This is referred as "(convolutional) feature encoder" in the *wav2vec 2.0*
[:footcite:`baevski2020wav2vec`] paper.
The "encoder" below corresponds to `TransformerEncoder <https://github.com/pytorch/fairseq/blob/dd3bd3c0497ae9a7ae7364404a6b0a4c501780b3/fairseq/models/wav2vec/wav2vec2.py#L817>`__,
and this is referred as "Transformer" in the paper.
Args:
extractor_mode (str): Operation mode of feature extractor.
Valid values are ``"group_norm"`` or ``"layer_norm"``.
If ``"group_norm"``, then a single normalization is applied
in the first convolution block. Otherwise, all the convolution
blocks will have layer normalization.
This option corresponds to ``extractor_mode`` from ``fairseq``.
extractor_conv_layer_config (list of integer tuples or None):
Configuration of convolution layers in feature extractor.
List of convolution configuration,
i.e. ``[(output_channel, kernel_size, stride), ...]``
If ``None`` is provided, then the following default value is used.
.. code-block:: python
[
(512, 10, 5),
(512, 3, 2),
(512, 3, 2),
(512, 3, 2),
(512, 3, 2),
(512, 2, 2),
(512, 2, 2),
]
This option corresponds to ``conv_feature_layers`` from ``fairseq``.
extractor_conv_bias (bool):
Whether to include bias term to each convolution operation.
This option corresponds to ``conv_bias`` from ``fairseq``.
encoder_embed_dim (int):
The dimension of embedding in encoder.
This option corresponds to ``encoder_embed_dim`` from ``fairseq``.
encoder_projection_dropout (float):
The dropout probability applied after the input feature is projected
to ``encoder_embed_dim``.
This option corresponds to ``dropout_input`` from ``fairseq``.
encoder_pos_conv_kernel (int):
The kernel size of convolutional positional embeddings.
This option corresponds to ``conv_pos`` from ``fairseq``.

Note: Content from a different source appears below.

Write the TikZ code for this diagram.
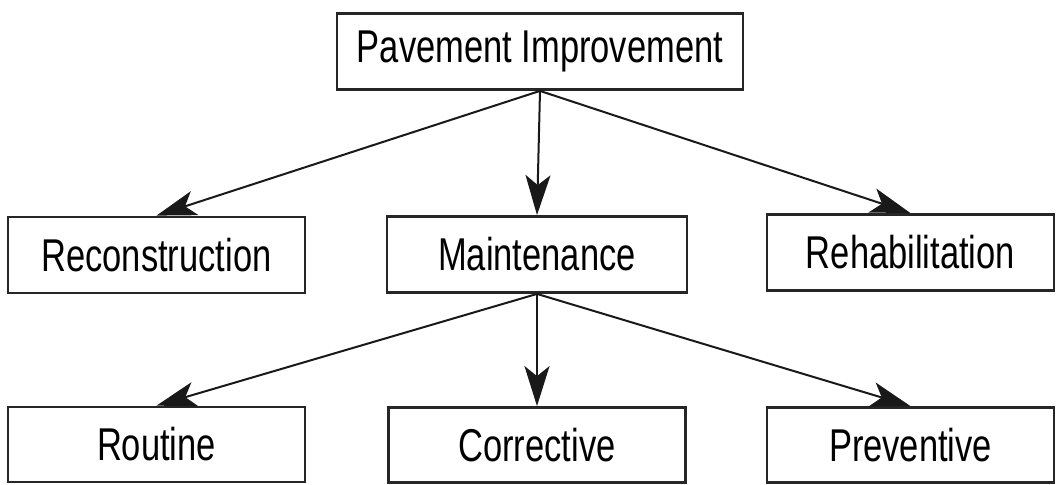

encoder_pos_conv_groups (int):
The number of groups of convolutional positional embeddings.
This option corresponds to ``conv_pos_groups`` from ``fairseq``.
encoder_num_layers (int):
The number of self attention layers in transformer block.
This option corresponds to ``encoder_layers`` from ``fairseq``.
encoder_num_heads (int):
The number of heads in self attention layers.
This option corresponds to ``encoder_attention_heads`` from ``fairseq``.
encoder_attention_dropout (float):
The dropout probability applied after softmax in self-attention layer.
This option corresponds to ``attention_dropout`` from ``fairseq``.
encoder_ff_interm_features (int):
The dimension of hidden features in feed forward layer.
This option corresponds to ``encoder_ffn_embed_dim`` from ``fairseq``.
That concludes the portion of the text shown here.